NoahFett -- haunt your local thrift shops. I got one discounted at Toys Be We back when they were first going away, but th eother three I've snagged were all at local Goodwills, for about $6 each.
The Mandalorian Mercs has a "minimum required" tutorial to get one of these looking less like the toy it started out as. To me, that's the most important part. But to get it actually looking
good, and more accurate, requires a lot more time, patience, and fiddly work, but it's still eminently possible, even on a limited budget -- which I have had my entire adult life.
Here's my WIP over on the Mercs board. Go ahead and read the whole thread if you're interested in what all I've done to it, but the cost in materials has been fairly minimal. It's mostly been time. The whole materials breakdown is:
•The helmet, duh
•New earcaps from Asok (two right ears, in the case of this helmet, as I'm mounting a blast shield rather than a rangefinder)
•A couple sticks of plumbers' two-part epoxy putty
•Scrap 1mm sintra for the new cheeks
•Styrene strip for the reworked back vent (if I'd redone the keyslots, it'd've just been more scrap sintra)
•.010" styrene sheet for the "membrane" covers over the earholes
•Two-part plastic-repair epoxy
•Super glue (aka CA glue, good old cyanoacrylate)
•Radio Shack voice amp, cannibalized
•Exciters to turn the cheekplates into speakers
•Retract servos for the blast shield
•Brass strip to mount the blast shield
•Window tinting
•LEDs for the "turn signals" (just a little something I felt like doing)

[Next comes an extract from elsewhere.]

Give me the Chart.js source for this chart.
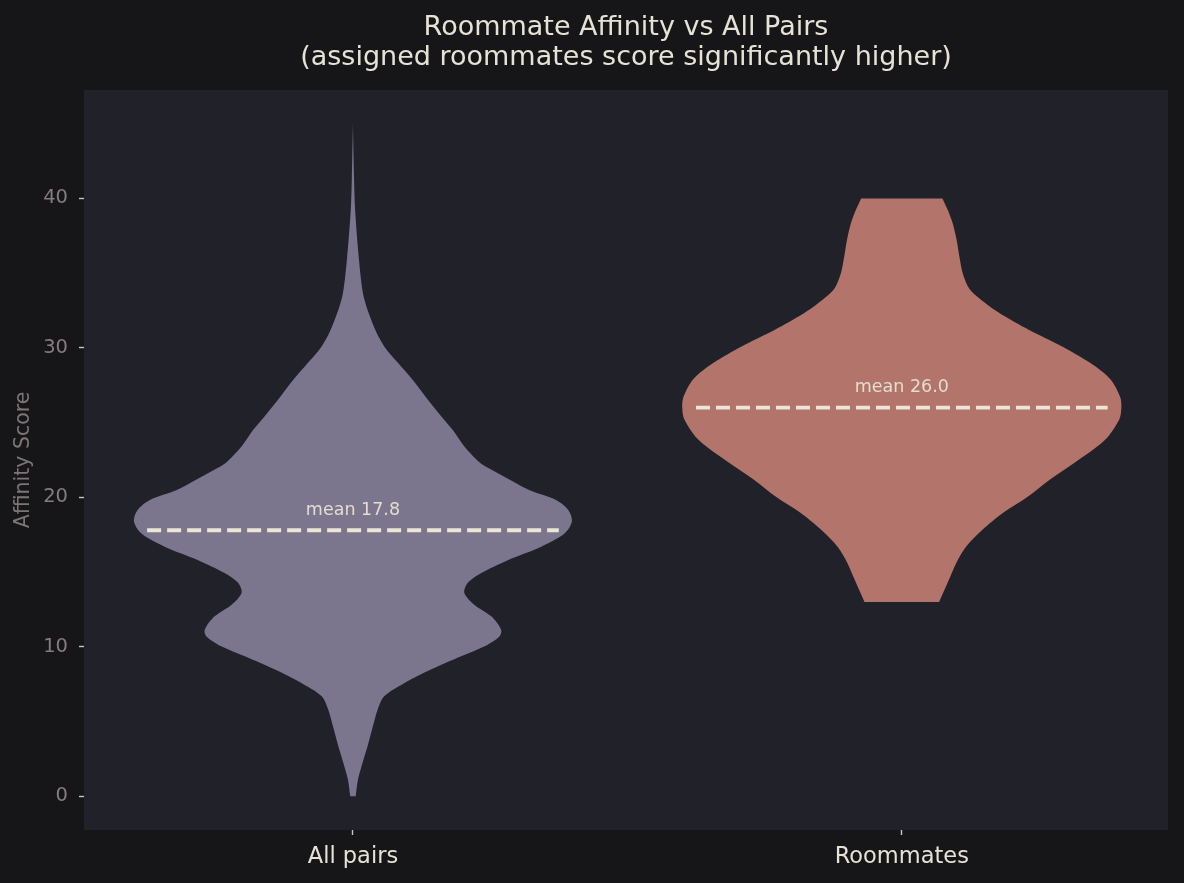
<!DOCTYPE html>
<html>
<head>
<meta charset="utf-8">
<title>Roommate Affinity vs All Pairs</title>
<script src="https://cdn.jsdelivr.net/npm/chart.js@4.4.1/dist/chart.umd.min.js"></script>
<style>
  html, body { margin: 0; padding: 0; background: #161618; }
  #wrap { width: 1184px; height: 883px; }
</style>
</head>
<body>
<div id="wrap"><canvas id="violinChart"></canvas></div>
<script>
// Categories, ticks and means
const categories = ['All pairs', 'Roommates'];
const yTicks = [0, 10, 20, 30, 40];
const means = [17.8, 26.0];
const titleLines = ['Roommate Affinity vs All Pairs', '(assigned roommates score significantly higher)'];

// Violin profiles: score level and half width of the density (x axis units)
const allPairsLevels = [0, 1.1, 2.3, 3.4, 4.5, 5.8, 6.7, 7.59, 8.48, 9.37, 10.04, 10.7, 11.15, 12.04, 12.82, 13.6,
    14.27, 14.94, 15.8, 16.7, 17.6, 18.4, 19.17, 19.83, 20.5, 21.1, 21.8, 22.3, 23.4, 24.5, 25.6, 26.7,
    27.85, 29.0, 30.05, 31.1, 32.5, 33.7, 35.9, 39.2, 41.4, 45];
const allPairsHalfWidth = [0.005, 0.009, 0.018, 0.027, 0.035, 0.045, 0.057, 0.094, 0.142, 0.197, 0.240, 0.267, 0.270, 0.252, 0.221, 0.203,
    0.209, 0.234, 0.282, 0.343, 0.386, 0.399, 0.392, 0.370, 0.321, 0.290, 0.255, 0.232, 0.203, 0.182, 0.157, 0.133,
    0.109, 0.082, 0.058, 0.042, 0.027, 0.018, 0.011, 0.004, 0.002, 0];

const roommatesLevels = [13.0, 14.5, 15.6, 16.7, 17.8, 19.0, 20.0, 21.2, 22.3, 23.8, 25.2, 26.0, 26.7, 27.9,
    29.0, 30.1, 31.2, 32.3, 33.0, 33.9, 35.0, 36.1, 37.2, 38.3, 39.2, 40.0];
const roommatesHalfWidth = [0.068, 0.086, 0.099, 0.117, 0.146, 0.186, 0.228, 0.270, 0.314, 0.369, 0.396, 0.400, 0.398, 0.380,
    0.343, 0.292, 0.232, 0.179, 0.152, 0.124, 0.111, 0.105, 0.100, 0.093, 0.084, 0.074];

const violinColors = ['#7b768e', '#b3756b'];
const FONT = 'DejaVu Sans';

// Build a closed outline: up the right side, down the left side.
// End points are doubled so the spline keeps sharp corners at flat ends.
function violinOutline(center, levels, halfWidth) {
    const right = levels.map((y, i) => ({ x: center + halfWidth[i], y: y }));
    const left = levels.map((y, i) => ({ x: center - halfWidth[i], y: y })).reverse();
    const side = pts => [pts[0]].concat(pts, [pts[pts.length - 1]]);
    return side(right).concat(side(left));
}

// Plot area background
const plotBackground = {
    id: 'plotBackground',
    beforeDraw(chart) {
        const { ctx, chartArea } = chart;
        ctx.save();
        ctx.fillStyle = '#202129';
        ctx.fillRect(chartArea.left, chartArea.top, chartArea.right - chartArea.left, chartArea.bottom - chartArea.top);
        ctx.restore();
    }
};

// Two line title centred over the plot area
const plotTitle = {
    id: 'plotTitle',
    afterDraw(chart) {
        const { ctx, chartArea } = chart;
        const cx = (chartArea.left + chartArea.right) / 2;
        ctx.save();
        ctx.font = '27px "' + FONT + '"';
        ctx.fillStyle = '#e6e2d6';
        ctx.textAlign = 'center';
        ctx.textBaseline = 'middle';
        titleLines.forEach((line, i) => ctx.fillText(line, cx, 28 + i * 30));
        ctx.restore();
    }
};

// "mean xx.x" labels above the dashed lines
const meanLabels = {
    id: 'meanLabels',
    afterDatasetsDraw(chart) {
        const { ctx, scales } = chart;
        ctx.save();
        ctx.font = '17.5px "' + FONT + '"';
        ctx.fillStyle = '#e2ddcf';
        ctx.textAlign = 'center';
        ctx.textBaseline = 'middle';
        means.forEach((m, i) => {
            ctx.fillText('mean ' + m.toFixed(1), scales.x.getPixelForValue(i), scales.y.getPixelForValue(m + 1.32));
        });
        ctx.restore();
    }
};

function initViolinChart() {
    const canvas = document.getElementById('violinChart');
    if (!canvas) {
        console.warn('Canvas not found');
        return null;
    }

    Chart.defaults.font.family = FONT;

    const datasets = [];
    // dashed mean lines (drawn on top)
    means.forEach((m, i) => {
        datasets.push({
            data: [{ x: i - 0.375, y: m }, { x: i + 0.375, y: m }],
            borderColor: '#ebe6d6',
            borderWidth: 3.8,
            borderDash: [14, 6],
            pointRadius: 0,
            fill: false,
            order: 0
        });
    });
    // violins
    [[allPairsLevels, allPairsHalfWidth], [roommatesLevels, roommatesHalfWidth]].forEach((p, i) => {
        datasets.push({
            data: violinOutline(i, p[0], p[1]),
            backgroundColor: violinColors[i],
            borderColor: violinColors[i],
            borderWidth: 0,
            pointRadius: 0,
            tension: 0.3,
            fill: 'shape',
            order: 1
        });
    });

    const tickGrid = {
        display: true,
        drawOnChartArea: false,
        drawTicks: true,
        tickLength: 5,
        tickColor: '#cbc6bd',
        tickWidth: 1.4
    };

    return new Chart(canvas.getContext('2d'), {
        type: 'line',
        data: { datasets: datasets },
        options: {
            responsive: true,
            maintainAspectRatio: false,
            animation: false,
            events: [],
            layout: { padding: { left: 0, right: 16, top: 90, bottom: 0 } },
            plugins: {
                legend: { display: false },
                tooltip: { enabled: false },
                title: { display: false }
            },
            scales: {
                x: {
                    type: 'linear',
                    min: -0.49,
                    max: 1.485,
                    afterBuildTicks: s => { s.ticks = categories.map((c, i) => ({ value: i })); },
                    afterFit: s => { s.height = 53; },
                    ticks: {
                        callback: v => categories[v],
                        color: '#e6e2d6',
                        font: { size: 22.5 },
                        padding: 9,
                        maxRotation: 0,
                        autoSkip: false
                    },
                    grid: tickGrid,
                    border: { display: false }
                },
                y: {
                    type: 'linear',
                    min: -2.25,
                    max: 47.25,
                    afterBuildTicks: s => { s.ticks = yTicks.map(v => ({ value: v })); },
                    afterFit: s => { s.width = 84; },
                    ticks: {
                        color: '#857c7c',
                        font: { size: 19.5 },
                        padding: 11
                    },
                    grid: tickGrid,
                    border: { display: false },
                    title: {
                        display: true,
                        text: 'Affinity Score',
                        color: '#7d7474',
                        font: { size: 20.5 },
                        padding: { top: 11, bottom: 0 }
                    }
                }
            }
        },
        plugins: [plotBackground, meanLabels, plotTitle]
    });
}

document.addEventListener('DOMContentLoaded', function() {
    try {
        initViolinChart();
    } catch (error) {
        console.error('Error initializing violin chart:', error);
    }
});
</script>
</body>
</html>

•Replacement headphone pads
•Urethane foam for padding
•Microfiber fabric to cover the padding
•Panty hose (to butcher for backing off helmet openings)
•Fan
•Wiring, batteries, solder, and other incidental electronic stuff
•Toothpaste for masking
•Toothpicks for applying the above
•Paint
•Airbrush
•Weathering powders
That's absolutely everything involved. Total outlay,
not counting stuff I already had on hand (airbrush, glues, plastics, most of the paint, and so forth), ~$250 -- and that's only because this is the helmet that I got for $35. Yeah, that's some expense, and a lot of elbow grease, but it's still cheaper than starting out with even one of the "budget" helmets. But a lot of that is only for the electrical/electronic components in my particular build. With a manual rangefinder, replacement earcaps, and a cheap bucket found at Goodwill, that cost could get knocked down to under $100 easily.
You gotta weigh the three factors in what I call the Life Equation. You've probably seen the same thing under different names: Time. Cost. Quality. Pick two. If you want it good and cheap, it's going to take forever. If you want it good and fast, it's going to cost. If you want it fast and cheap, quality is going to suffer. No way to escape that.